**Aim:**
Your copy of the material must match it exactly, except that pictures are dropped.

**Data block:**
_ _ _ _ _

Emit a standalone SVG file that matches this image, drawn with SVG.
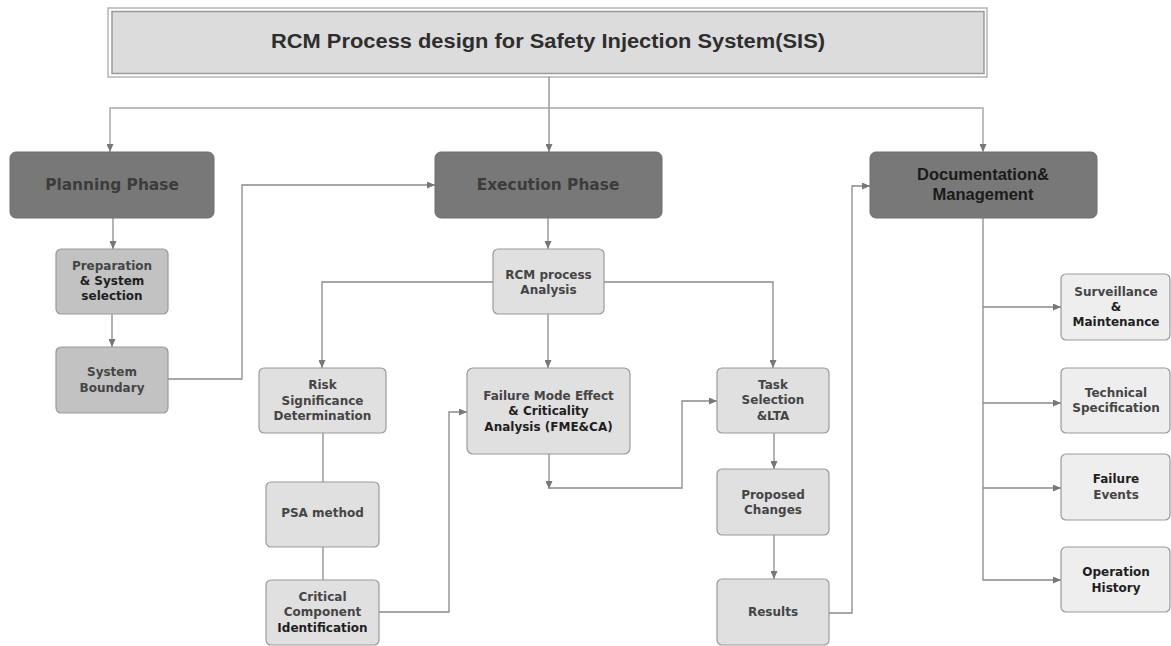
<svg xmlns="http://www.w3.org/2000/svg" width="1171" height="646" viewBox="0 0 1171 646">
<style>
.ln{fill:none;stroke:#8a8a8a;stroke-width:1.3}
.lt{fill:none;stroke:#a8a8a8;stroke-width:1.5}
.ph{fill:#787878;stroke:#6e6e6e;stroke-width:1}
.md{fill:#c2c2c2;stroke:#9a9a9a;stroke-width:1.2}
.lg{fill:#e0e0e0;stroke:#9a9a9a;stroke-width:1.2}
.xl{fill:#eeeeee;stroke:#9a9a9a;stroke-width:1.2}
.t{font-family:"DejaVu Sans",Verdana,sans-serif;font-weight:bold;font-size:12px;fill:#454545;text-anchor:middle}
.dk{fill:#1e1e1e}
.pt{font-family:"DejaVu Sans",Verdana,sans-serif;font-weight:bold;font-size:15.4px;fill:#3c3c3c;text-anchor:middle}
.dt{font-family:"Liberation Sans",Arial,sans-serif;font-weight:bold;font-size:16.5px;fill:#1a1a1a;text-anchor:middle}
</style>
<defs>
<marker id="ah" markerUnits="userSpaceOnUse" markerWidth="8" markerHeight="7" refX="8" refY="3.5" orient="auto">
<path d="M0,0 L8,3.5 L0,7 z" fill="#777"/>
</marker>
</defs>
<rect width="1171" height="646" fill="#ffffff"/>

<g id="title">
<rect x="108" y="8" width="879" height="69" fill="#ffffff" stroke="#b5b5b5" stroke-width="1.5"/>
<rect x="112" y="11.5" width="872" height="62" fill="#dcdcdc" stroke="#9a9a9a" stroke-width="1.5"/>
<text x="548" y="48" font-family="Liberation Sans, Arial, sans-serif" font-weight="bold" font-size="20" fill="#2e2e2e" text-anchor="middle" textLength="554" lengthAdjust="spacingAndGlyphs">RCM Process design for Safety Injection System(SIS)</text>
</g>

<g id="connectors">
<path class="ln" d="M549,77 V152" marker-end="url(#ah)"/>
<path class="lt" d="M549,108 H110 V152" marker-end="url(#ah)"/>
<path class="lt" d="M549,108 H983 V152" marker-end="url(#ah)"/>
<path class="ln" d="M113,218 V249" marker-end="url(#ah)"/>
<path class="ln" d="M112,314 V347" marker-end="url(#ah)"/>
<path class="ln" d="M168,379 H242 V185 H435" marker-end="url(#ah)"/>
<path class="ln" d="M548,218 V249" marker-end="url(#ah)"/>
<path class="ln" d="M493,282 H322 V368" marker-end="url(#ah)"/>
<path class="ln" d="M548,314 V368" marker-end="url(#ah)"/>
<path class="ln" d="M604,282 H773 V368" marker-end="url(#ah)"/>
<path class="ln" d="M323,433 V482"/>
<path class="ln" d="M323,547 V580"/>
<path class="ln" d="M379,612 H449 V412 H467" marker-end="url(#ah)"/>
<path class="ln" d="M549,454 V489" marker-end="url(#ah)"/>
<path class="ln" d="M549,488 H682 V401 H717" marker-end="url(#ah)"/>
<path class="ln" d="M774,433 V469" marker-end="url(#ah)"/>
<path class="ln" d="M774,535 V579" marker-end="url(#ah)"/>
<path class="ln" d="M829,613 H852 V186 H870" marker-end="url(#ah)"/>
<path class="ln" d="M983,218 V580 H1061" marker-end="url(#ah)"/>
<path class="ln" d="M983,307 H1061" marker-end="url(#ah)"/>
<path class="ln" d="M983,403 H1061" marker-end="url(#ah)"/>
<path class="ln" d="M983,488 H1061" marker-end="url(#ah)"/>
</g>

<g id="planning">
<rect class="ph" x="10" y="152" width="204" height="66" rx="6"/>
<text class="pt" x="112" y="189.5">Planning Phase</text>
</g>
<g id="execution">
<rect class="ph" x="435" y="152" width="227" height="66" rx="6"/>
<text class="pt" x="548" y="189.5">Execution Phase</text>
</g>
<g id="documentation">
<rect class="ph" x="870" y="152" width="227" height="66" rx="6"/>
<text class="dt" x="983" y="180">Documentation&amp;</text>
<text class="dt" x="983" y="200">Management</text>
</g>

<g id="preparation">
<rect class="md" x="56" y="249" width="112" height="65" rx="5"/>
<text class="t" x="112" y="270">Preparation</text>
<text class="t dk" x="112" y="285">&amp; System</text>
<text class="t dk" x="112" y="300">selection</text>
</g>
<g id="system-boundary">
<rect class="md" x="56" y="347" width="112" height="66" rx="5"/>
<text class="t" x="112" y="376">System</text>
<text class="t" x="112" y="392">Boundary</text>
</g>

<g id="rcm-analysis">
<rect class="lg" x="493" y="249" width="111" height="65" rx="5"/>
<text class="t" x="548.5" y="279">RCM process</text>
<text class="t" x="548.5" y="294">Analysis</text>
</g>
<g id="risk">
<rect class="lg" x="259" y="368" width="127" height="65" rx="5"/>
<text class="t" x="322.5" y="389">Risk</text>
<text class="t" x="322.5" y="405">Significance</text>
<text class="t" x="322.5" y="420">Determination</text>
</g>
<g id="psa">
<rect class="lg" x="266" y="482" width="113" height="65" rx="5"/>
<text class="t" x="322.5" y="517">PSA method</text>
</g>
<g id="critical">
<rect class="lg" x="266" y="580" width="113" height="65" rx="5"/>
<text class="t" x="322.5" y="601">Critical</text>
<text class="t" x="322.5" y="616">Component</text>
<text class="t dk" x="322.5" y="632">Identification</text>
</g>
<g id="fmeca">
<rect class="lg" x="467" y="368" width="163" height="86" rx="6"/>
<text class="t" x="548.5" y="400">Failure Mode Effect</text>
<text class="t dk" x="548.5" y="415">&amp; Criticality</text>
<text class="t dk" x="548.5" y="431">Analysis (FME&amp;CA)</text>
</g>
<g id="task">
<rect class="lg" x="717" y="368" width="112" height="65" rx="5"/>
<text class="t" x="773" y="389">Task</text>
<text class="t" x="773" y="404">Selection</text>
<text class="t" x="773" y="420">&amp;LTA</text>
</g>
<g id="proposed">
<rect class="lg" x="717" y="469" width="112" height="66" rx="5"/>
<text class="t" x="773" y="499">Proposed</text>
<text class="t" x="773" y="514">Changes</text>
</g>
<g id="results">
<rect class="lg" x="717" y="579" width="112" height="66" rx="5"/>
<text class="t" x="773" y="616">Results</text>
</g>

<g id="surveillance">
<rect class="xl" x="1061" y="274" width="109" height="66" rx="5"/>
<text class="t" x="1116" y="296">Surveillance</text>
<text class="t dk" x="1116" y="311">&amp;</text>
<text class="t dk" x="1116" y="326">Maintenance</text>
</g>
<g id="technical">
<rect class="xl" x="1061" y="368" width="109" height="65" rx="5"/>
<text class="t" x="1116" y="397">Technical</text>
<text class="t" x="1116" y="412">Specification</text>
</g>
<g id="failure-events">
<rect class="xl" x="1061" y="454" width="109" height="66" rx="5"/>
<text class="t dk" x="1116" y="483">Failure</text>
<text class="t" x="1116" y="499">Events</text>
</g>
<g id="operation-history">
<rect class="xl" x="1061" y="547" width="109" height="65" rx="5"/>
<text class="t dk" x="1116" y="576">Operation</text>
<text class="t dk" x="1116" y="592">History</text>
</g>
</svg>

_ _ _ _ _

**The answer:**
Emit a standalone SVG file that matches this image, drawn with SVG.
<svg xmlns="http://www.w3.org/2000/svg" width="1171" height="646" viewBox="0 0 1171 646">
<style>
.ln{fill:none;stroke:#8a8a8a;stroke-width:1.3}
.lt{fill:none;stroke:#a8a8a8;stroke-width:1.5}
.ph{fill:#787878;stroke:#6e6e6e;stroke-width:1}
.md{fill:#c2c2c2;stroke:#9a9a9a;stroke-width:1.2}
.lg{fill:#e0e0e0;stroke:#9a9a9a;stroke-width:1.2}
.xl{fill:#eeeeee;stroke:#9a9a9a;stroke-width:1.2}
.t{font-family:"DejaVu Sans",Verdana,sans-serif;font-weight:bold;font-size:12px;fill:#454545;text-anchor:middle}
.dk{fill:#1e1e1e}
.pt{font-family:"DejaVu Sans",Verdana,sans-serif;font-weight:bold;font-size:15.4px;fill:#3c3c3c;text-anchor:middle}
.dt{font-family:"Liberation Sans",Arial,sans-serif;font-weight:bold;font-size:16.5px;fill:#1a1a1a;text-anchor:middle}
</style>
<defs>
<marker id="ah" markerUnits="userSpaceOnUse" markerWidth="8" markerHeight="7" refX="8" refY="3.5" orient="auto">
<path d="M0,0 L8,3.5 L0,7 z" fill="#777"/>
</marker>
</defs>
<rect width="1171" height="646" fill="#ffffff"/>

<g id="title">
<rect x="108" y="8" width="879" height="69" fill="#ffffff" stroke="#b5b5b5" stroke-width="1.5"/>
<rect x="112" y="11.5" width="872" height="62" fill="#dcdcdc" stroke="#9a9a9a" stroke-width="1.5"/>
<text x="548" y="48" font-family="Liberation Sans, Arial, sans-serif" font-weight="bold" font-size="20" fill="#2e2e2e" text-anchor="middle" textLength="554" lengthAdjust="spacingAndGlyphs">RCM Process design for Safety Injection System(SIS)</text>
</g>

<g id="connectors">
<path class="ln" d="M549,77 V152" marker-end="url(#ah)"/>
<path class="lt" d="M549,108 H110 V152" marker-end="url(#ah)"/>
<path class="lt" d="M549,108 H983 V152" marker-end="url(#ah)"/>
<path class="ln" d="M113,218 V249" marker-end="url(#ah)"/>
<path class="ln" d="M112,314 V347" marker-end="url(#ah)"/>
<path class="ln" d="M168,379 H242 V185 H435" marker-end="url(#ah)"/>
<path class="ln" d="M548,218 V249" marker-end="url(#ah)"/>
<path class="ln" d="M493,282 H322 V368" marker-end="url(#ah)"/>
<path class="ln" d="M548,314 V368" marker-end="url(#ah)"/>
<path class="ln" d="M604,282 H773 V368" marker-end="url(#ah)"/>
<path class="ln" d="M323,433 V482"/>
<path class="ln" d="M323,547 V580"/>
<path class="ln" d="M379,612 H449 V412 H467" marker-end="url(#ah)"/>
<path class="ln" d="M549,454 V489" marker-end="url(#ah)"/>
<path class="ln" d="M549,488 H682 V401 H717" marker-end="url(#ah)"/>
<path class="ln" d="M774,433 V469" marker-end="url(#ah)"/>
<path class="ln" d="M774,535 V579" marker-end="url(#ah)"/>
<path class="ln" d="M829,613 H852 V186 H870" marker-end="url(#ah)"/>
<path class="ln" d="M983,218 V580 H1061" marker-end="url(#ah)"/>
<path class="ln" d="M983,307 H1061" marker-end="url(#ah)"/>
<path class="ln" d="M983,403 H1061" marker-end="url(#ah)"/>
<path class="ln" d="M983,488 H1061" marker-end="url(#ah)"/>
</g>

<g id="planning">
<rect class="ph" x="10" y="152" width="204" height="66" rx="6"/>
<text class="pt" x="112" y="189.5">Planning Phase</text>
</g>
<g id="execution">
<rect class="ph" x="435" y="152" width="227" height="66" rx="6"/>
<text class="pt" x="548" y="189.5">Execution Phase</text>
</g>
<g id="documentation">
<rect class="ph" x="870" y="152" width="227" height="66" rx="6"/>
<text class="dt" x="983" y="180">Documentation&amp;</text>
<text class="dt" x="983" y="200">Management</text>
</g>

<g id="preparation">
<rect class="md" x="56" y="249" width="112" height="65" rx="5"/>
<text class="t" x="112" y="270">Preparation</text>
<text class="t dk" x="112" y="285">&amp; System</text>
<text class="t dk" x="112" y="300">selection</text>
</g>
<g id="system-boundary">
<rect class="md" x="56" y="347" width="112" height="66" rx="5"/>
<text class="t" x="112" y="376">System</text>
<text class="t" x="112" y="392">Boundary</text>
</g>

<g id="rcm-analysis">
<rect class="lg" x="493" y="249" width="111" height="65" rx="5"/>
<text class="t" x="548.5" y="279">RCM process</text>
<text class="t" x="548.5" y="294">Analysis</text>
</g>
<g id="risk">
<rect class="lg" x="259" y="368" width="127" height="65" rx="5"/>
<text class="t" x="322.5" y="389">Risk</text>
<text class="t" x="322.5" y="405">Significance</text>
<text class="t" x="322.5" y="420">Determination</text>
</g>
<g id="psa">
<rect class="lg" x="266" y="482" width="113" height="65" rx="5"/>
<text class="t" x="322.5" y="517">PSA method</text>
</g>
<g id="critical">
<rect class="lg" x="266" y="580" width="113" height="65" rx="5"/>
<text class="t" x="322.5" y="601">Critical</text>
<text class="t" x="322.5" y="616">Component</text>
<text class="t dk" x="322.5" y="632">Identification</text>
</g>
<g id="fmeca">
<rect class="lg" x="467" y="368" width="163" height="86" rx="6"/>
<text class="t" x="548.5" y="400">Failure Mode Effect</text>
<text class="t dk" x="548.5" y="415">&amp; Criticality</text>
<text class="t dk" x="548.5" y="431">Analysis (FME&amp;CA)</text>
</g>
<g id="task">
<rect class="lg" x="717" y="368" width="112" height="65" rx="5"/>
<text class="t" x="773" y="389">Task</text>
<text class="t" x="773" y="404">Selection</text>
<text class="t" x="773" y="420">&amp;LTA</text>
</g>
<g id="proposed">
<rect class="lg" x="717" y="469" width="112" height="66" rx="5"/>
<text class="t" x="773" y="499">Proposed</text>
<text class="t" x="773" y="514">Changes</text>
</g>
<g id="results">
<rect class="lg" x="717" y="579" width="112" height="66" rx="5"/>
<text class="t" x="773" y="616">Results</text>
</g>

<g id="surveillance">
<rect class="xl" x="1061" y="274" width="109" height="66" rx="5"/>
<text class="t" x="1116" y="296">Surveillance</text>
<text class="t dk" x="1116" y="311">&amp;</text>
<text class="t dk" x="1116" y="326">Maintenance</text>
</g>
<g id="technical">
<rect class="xl" x="1061" y="368" width="109" height="65" rx="5"/>
<text class="t" x="1116" y="397">Technical</text>
<text class="t" x="1116" y="412">Specification</text>
</g>
<g id="failure-events">
<rect class="xl" x="1061" y="454" width="109" height="66" rx="5"/>
<text class="t dk" x="1116" y="483">Failure</text>
<text class="t" x="1116" y="499">Events</text>
</g>
<g id="operation-history">
<rect class="xl" x="1061" y="547" width="109" height="65" rx="5"/>
<text class="t dk" x="1116" y="576">Operation</text>
<text class="t dk" x="1116" y="592">History</text>
</g>
</svg>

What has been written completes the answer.